As the date of the announcement approached, I found my anxiety about the awards dinner growing (as John Cleese’s character says in Clockwise, “I can take the despair, it’s the hope I can’t stand.”). I dreaded all our rapidly beating hearts and the element of spectacle and how it would feel, not so much to lose, but to be witnessed losing. I imagined my awareness of the audience’s pity and having to arrange my face to appear pleased by focusing on my happiness for the winning nominee, saving the inevitable whopping soupçon of disappointment for when I was alone later. My mind kept turning over, searching: There must be a better way to get word out about a book. But what kind of PR attention would the press release EVERYBODY WINS get?

The winner of the Philip K. Dick Award is announced at Norwescon, which I assumed was a traditional publishing conference. I drove down from Vancouver, Canada to the DoubleTree Hilton hotel near SeaTac Airport, the hour and a half of bumper-to-bumper Seattle traffic rendered a mere distraction by the audiobook of Philip K. Dick’s Flow My Tears, The Policeman Said, a title I consider perfection. My hotel room wasn’t ready, so I went looking for the registration—only to find that I had entered an alternate universe.

People were dressed in studded canvas kilts and Victorian welder’s glasses, leather corsets with low-cut milkmaid blouses, long dresses with tulips and butterflies and fantastical amphibians attached. Their hair was every color and structure; characters from Star Wars discussed chess by the stairs, lizard aliens spoke with gothic fairies, and Steampunk versions of all the above nodded at one another. Warriors with blue skin carried giant wooden hammers. On the elevator, a costumed woman wheeled in a double pram filled with five miniature dogs, each in its own basket. “Oh, what a basket of adorables!” exclaimed a fellow attendee in beige rags, body paint, and a geometric hatchet for a head.
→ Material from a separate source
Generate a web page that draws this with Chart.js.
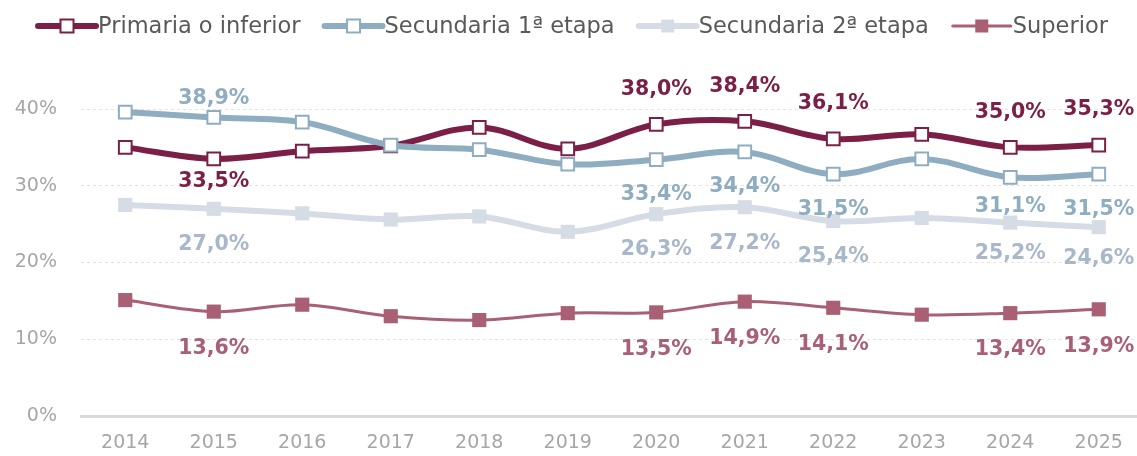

It was a sentence that broke its barriers and started floating out over everything, like a soft superhero cape. The whole conference was a basket of adorables–weird and gentle folk who loved science fiction and dressing up, who had degrees in advanced physics from Harvard or personal, comparable inner degrees. It was as though a throng of introverts had magically transformed for the Easter weekend, come out of their hiding places, and bloomed in radiant, ultraviolet expression. If one had to go through a gauntlet, this was the place to do it.

That afternoon, my fellow nominees and I sat on a panel led by Gordon Van Gelder, a long-time administrator for the Philip K. Dick Award. He described it as a prize for misfits, the “I don’t get no respect” award. Only books that were never released as hardcovers are eligible because Dick’s books—and most science fiction books in the 60s and 70s—were only published in mass-market paperback. Although the price differential between a paperback and hardcover has shrunk considerably over the years, the committee still feels that the innovative hidden treasures of the genre, which the Award targets, are primarily released in paperback.
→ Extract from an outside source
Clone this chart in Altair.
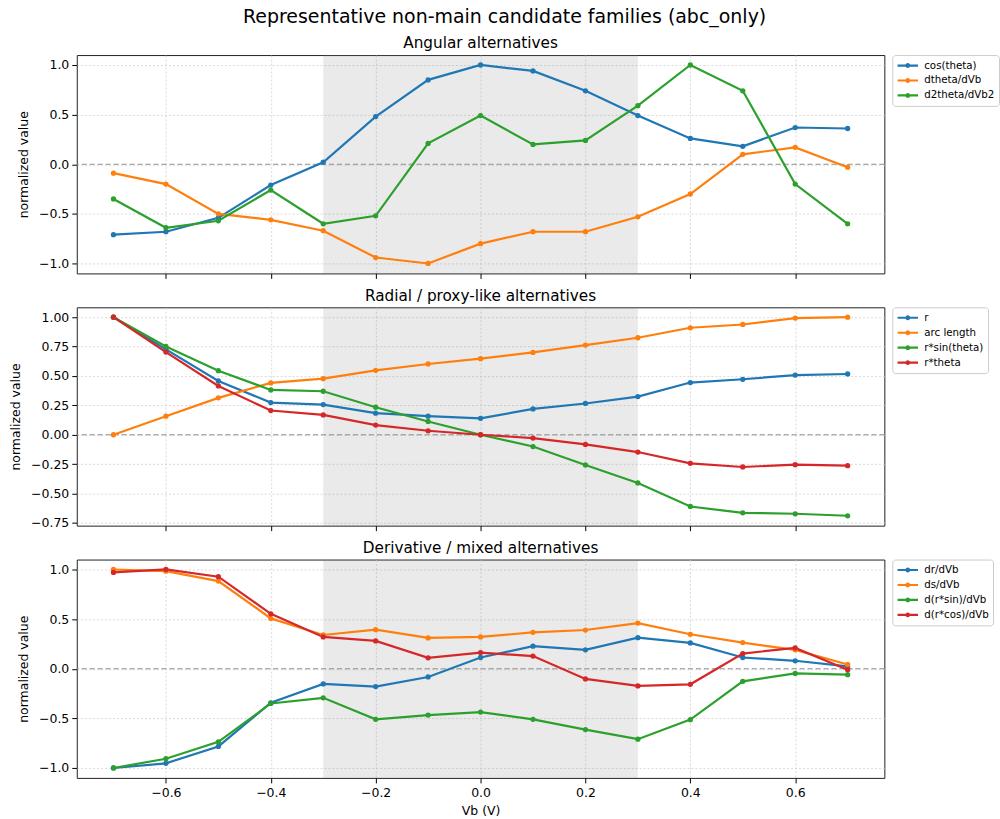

That evening, we entered a brightly lit banquet room filled with tables. Easels at the front displayed large posters of our books, each wildly different from the rest, and a tribute to a wide-ranging jury. The program was drinks, speeches, dinner, the six authors reading an excerpt from their work, and then, the announcement.
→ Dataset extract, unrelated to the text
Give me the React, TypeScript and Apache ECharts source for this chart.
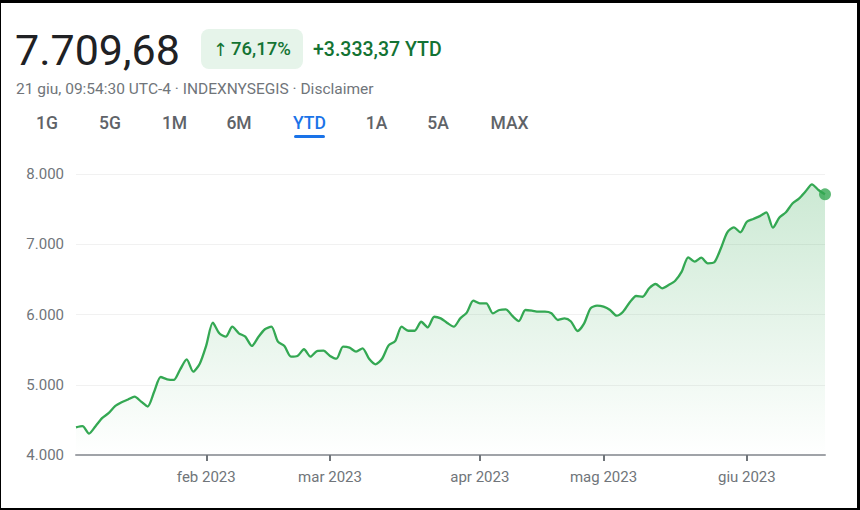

My table included a couple who had volunteered at the conference for over 20 years, a man who had retired from running the conference and his wife, a middle-school teacher and dog lover, and a librarian and her husband who’d ridden down from Vancouver on motorcycles. The conversation flowed from the future of the species to new developments in energy storage technology to Elon Musk to living on Mars. Our table was still deep in this conversation when it came time for the nominees to read.

I’d always been slightly frustrated reading from my book because its intricate construction means that any excerpt I choose loses impact when separated out from the whole. But tonight, I’d chosen a new passage that matched the weird intensity of the evening, and as I began reading about the chorus of singing worms trying to seduce my hero to join them on the other side of the grave, I had a revelation: this was the passage, this was the audience, this was the moment I had been waiting for. By the time I finished the last line, I was vibrating with the intensity of the connection.

Reader, I won. And I went for the full joy ride; a wide grin stayed on my smacker for the rest of the week. It’s too early to say what difference the award will make to the book’s life, but it gives me a sweet answer when people ask how’s the book doing, it gives my stalwart publisher and agent something to leverage in selling film and television and foreign rights, and, maybe, just maybe, the part of me that still anxiously looks around for predators or other forms of annihilation has relaxed a smidgeon.

At the end of the evening when everyone at our table got up to leave, I realized that one of my dinner companions was wearing a tail, which swished through the crumbs on his dessert plate as he walked away. In that moment, the hierarchical nature of the competition seemed secondary to the feeling of community it fostered, to its ability to gather together a basket of adorables united by a shared love of books and the worlds they create.